Leave out any pictures and transcribe all other data below exactly.

## Data section:
════════════════

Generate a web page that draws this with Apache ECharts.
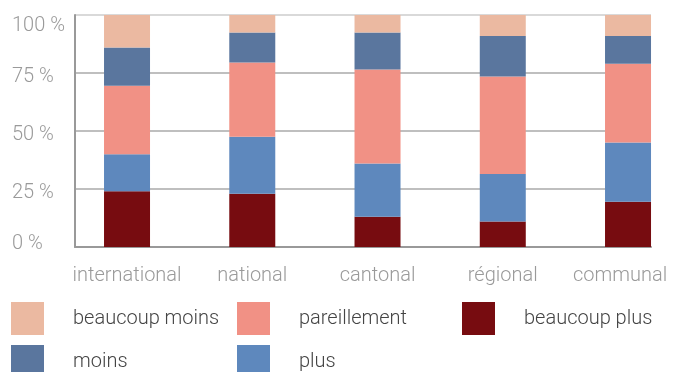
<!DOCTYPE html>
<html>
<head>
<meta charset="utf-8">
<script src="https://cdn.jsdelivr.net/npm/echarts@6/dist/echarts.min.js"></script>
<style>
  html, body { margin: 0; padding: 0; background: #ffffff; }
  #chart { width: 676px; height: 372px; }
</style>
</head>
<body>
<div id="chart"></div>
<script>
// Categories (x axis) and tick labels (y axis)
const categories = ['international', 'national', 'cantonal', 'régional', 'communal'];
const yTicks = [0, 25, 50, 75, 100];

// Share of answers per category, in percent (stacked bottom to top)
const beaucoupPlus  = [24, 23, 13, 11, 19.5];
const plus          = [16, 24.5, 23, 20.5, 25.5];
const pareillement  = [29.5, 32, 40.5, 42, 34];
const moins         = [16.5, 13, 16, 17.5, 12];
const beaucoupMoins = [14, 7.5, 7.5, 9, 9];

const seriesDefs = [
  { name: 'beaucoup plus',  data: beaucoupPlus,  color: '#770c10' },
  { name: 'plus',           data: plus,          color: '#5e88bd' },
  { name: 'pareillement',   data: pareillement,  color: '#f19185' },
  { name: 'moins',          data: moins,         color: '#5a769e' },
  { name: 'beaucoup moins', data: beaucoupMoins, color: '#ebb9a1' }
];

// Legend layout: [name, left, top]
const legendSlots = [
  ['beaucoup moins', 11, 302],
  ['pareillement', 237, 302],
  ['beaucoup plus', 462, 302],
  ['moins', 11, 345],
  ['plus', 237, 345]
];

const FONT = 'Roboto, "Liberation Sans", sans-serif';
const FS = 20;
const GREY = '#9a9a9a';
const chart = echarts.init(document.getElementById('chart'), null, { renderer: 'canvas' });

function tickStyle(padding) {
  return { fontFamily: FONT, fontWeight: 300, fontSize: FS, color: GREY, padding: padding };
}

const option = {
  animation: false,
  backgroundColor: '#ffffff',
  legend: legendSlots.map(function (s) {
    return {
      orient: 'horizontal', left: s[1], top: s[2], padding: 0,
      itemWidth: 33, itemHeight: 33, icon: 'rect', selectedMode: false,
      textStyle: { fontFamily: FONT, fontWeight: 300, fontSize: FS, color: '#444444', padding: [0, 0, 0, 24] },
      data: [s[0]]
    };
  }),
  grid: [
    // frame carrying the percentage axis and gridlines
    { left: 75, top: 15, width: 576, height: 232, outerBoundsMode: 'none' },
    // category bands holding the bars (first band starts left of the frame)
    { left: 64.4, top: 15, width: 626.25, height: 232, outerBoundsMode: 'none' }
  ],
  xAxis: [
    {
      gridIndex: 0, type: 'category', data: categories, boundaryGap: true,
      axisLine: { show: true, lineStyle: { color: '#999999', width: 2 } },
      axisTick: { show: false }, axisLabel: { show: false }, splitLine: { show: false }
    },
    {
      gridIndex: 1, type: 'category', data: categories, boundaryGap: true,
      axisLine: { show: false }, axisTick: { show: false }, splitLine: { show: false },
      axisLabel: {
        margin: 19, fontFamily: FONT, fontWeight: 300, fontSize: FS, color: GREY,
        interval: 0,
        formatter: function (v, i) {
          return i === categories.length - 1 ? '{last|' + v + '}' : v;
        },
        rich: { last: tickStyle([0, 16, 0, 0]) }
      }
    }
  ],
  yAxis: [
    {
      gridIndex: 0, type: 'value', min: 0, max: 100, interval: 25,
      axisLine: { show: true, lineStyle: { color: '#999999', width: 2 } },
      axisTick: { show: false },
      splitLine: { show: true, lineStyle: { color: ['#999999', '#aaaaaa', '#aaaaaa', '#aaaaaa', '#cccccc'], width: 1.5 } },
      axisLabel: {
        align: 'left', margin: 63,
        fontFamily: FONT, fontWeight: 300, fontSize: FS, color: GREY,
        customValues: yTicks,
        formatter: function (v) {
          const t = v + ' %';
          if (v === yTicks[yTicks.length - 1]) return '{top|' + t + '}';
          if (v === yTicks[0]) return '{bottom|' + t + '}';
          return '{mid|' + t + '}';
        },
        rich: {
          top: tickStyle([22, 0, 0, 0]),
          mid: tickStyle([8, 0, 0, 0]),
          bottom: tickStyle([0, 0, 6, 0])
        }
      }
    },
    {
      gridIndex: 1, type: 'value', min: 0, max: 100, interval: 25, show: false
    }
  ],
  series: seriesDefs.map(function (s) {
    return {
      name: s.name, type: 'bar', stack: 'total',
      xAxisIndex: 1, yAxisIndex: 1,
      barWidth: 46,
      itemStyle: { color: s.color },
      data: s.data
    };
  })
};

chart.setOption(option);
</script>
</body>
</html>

════════════════

## Solution to the problem:
Generate a web page that draws this with Apache ECharts.
<!DOCTYPE html>
<html>
<head>
<meta charset="utf-8">
<script src="https://cdn.jsdelivr.net/npm/echarts@6/dist/echarts.min.js"></script>
<style>
  html, body { margin: 0; padding: 0; background: #ffffff; }
  #chart { width: 676px; height: 372px; }
</style>
</head>
<body>
<div id="chart"></div>
<script>
// Categories (x axis) and tick labels (y axis)
const categories = ['international', 'national', 'cantonal', 'régional', 'communal'];
const yTicks = [0, 25, 50, 75, 100];

// Share of answers per category, in percent (stacked bottom to top)
const beaucoupPlus  = [24, 23, 13, 11, 19.5];
const plus          = [16, 24.5, 23, 20.5, 25.5];
const pareillement  = [29.5, 32, 40.5, 42, 34];
const moins         = [16.5, 13, 16, 17.5, 12];
const beaucoupMoins = [14, 7.5, 7.5, 9, 9];

const seriesDefs = [
  { name: 'beaucoup plus',  data: beaucoupPlus,  color: '#770c10' },
  { name: 'plus',           data: plus,          color: '#5e88bd' },
  { name: 'pareillement',   data: pareillement,  color: '#f19185' },
  { name: 'moins',          data: moins,         color: '#5a769e' },
  { name: 'beaucoup moins', data: beaucoupMoins, color: '#ebb9a1' }
];

// Legend layout: [name, left, top]
const legendSlots = [
  ['beaucoup moins', 11, 302],
  ['pareillement', 237, 302],
  ['beaucoup plus', 462, 302],
  ['moins', 11, 345],
  ['plus', 237, 345]
];

const FONT = 'Roboto, "Liberation Sans", sans-serif';
const FS = 20;
const GREY = '#9a9a9a';
const chart = echarts.init(document.getElementById('chart'), null, { renderer: 'canvas' });

function tickStyle(padding) {
  return { fontFamily: FONT, fontWeight: 300, fontSize: FS, color: GREY, padding: padding };
}

const option = {
  animation: false,
  backgroundColor: '#ffffff',
  legend: legendSlots.map(function (s) {
    return {
      orient: 'horizontal', left: s[1], top: s[2], padding: 0,
      itemWidth: 33, itemHeight: 33, icon: 'rect', selectedMode: false,
      textStyle: { fontFamily: FONT, fontWeight: 300, fontSize: FS, color: '#444444', padding: [0, 0, 0, 24] },
      data: [s[0]]
    };
  }),
  grid: [
    // frame carrying the percentage axis and gridlines
    { left: 75, top: 15, width: 576, height: 232, outerBoundsMode: 'none' },
    // category bands holding the bars (first band starts left of the frame)
    { left: 64.4, top: 15, width: 626.25, height: 232, outerBoundsMode: 'none' }
  ],
  xAxis: [
    {
      gridIndex: 0, type: 'category', data: categories, boundaryGap: true,
      axisLine: { show: true, lineStyle: { color: '#999999', width: 2 } },
      axisTick: { show: false }, axisLabel: { show: false }, splitLine: { show: false }
    },
    {
      gridIndex: 1, type: 'category', data: categories, boundaryGap: true,
      axisLine: { show: false }, axisTick: { show: false }, splitLine: { show: false },
      axisLabel: {
        margin: 19, fontFamily: FONT, fontWeight: 300, fontSize: FS, color: GREY,
        interval: 0,
        formatter: function (v, i) {
          return i === categories.length - 1 ? '{last|' + v + '}' : v;
        },
        rich: { last: tickStyle([0, 16, 0, 0]) }
      }
    }
  ],
  yAxis: [
    {
      gridIndex: 0, type: 'value', min: 0, max: 100, interval: 25,
      axisLine: { show: true, lineStyle: { color: '#999999', width: 2 } },
      axisTick: { show: false },
      splitLine: { show: true, lineStyle: { color: ['#999999', '#aaaaaa', '#aaaaaa', '#aaaaaa', '#cccccc'], width: 1.5 } },
      axisLabel: {
        align: 'left', margin: 63,
        fontFamily: FONT, fontWeight: 300, fontSize: FS, color: GREY,
        customValues: yTicks,
        formatter: function (v) {
          const t = v + ' %';
          if (v === yTicks[yTicks.length - 1]) return '{top|' + t + '}';
          if (v === yTicks[0]) return '{bottom|' + t + '}';
          return '{mid|' + t + '}';
        },
        rich: {
          top: tickStyle([22, 0, 0, 0]),
          mid: tickStyle([8, 0, 0, 0]),
          bottom: tickStyle([0, 0, 6, 0])
        }
      }
    },
    {
      gridIndex: 1, type: 'value', min: 0, max: 100, interval: 25, show: false
    }
  ],
  series: seriesDefs.map(function (s) {
    return {
      name: s.name, type: 'bar', stack: 'total',
      xAxisIndex: 1, yAxisIndex: 1,
      barWidth: 46,
      itemStyle: { color: s.color },
      data: s.data
    };
  })
};

chart.setOption(option);
</script>
</body>
</html>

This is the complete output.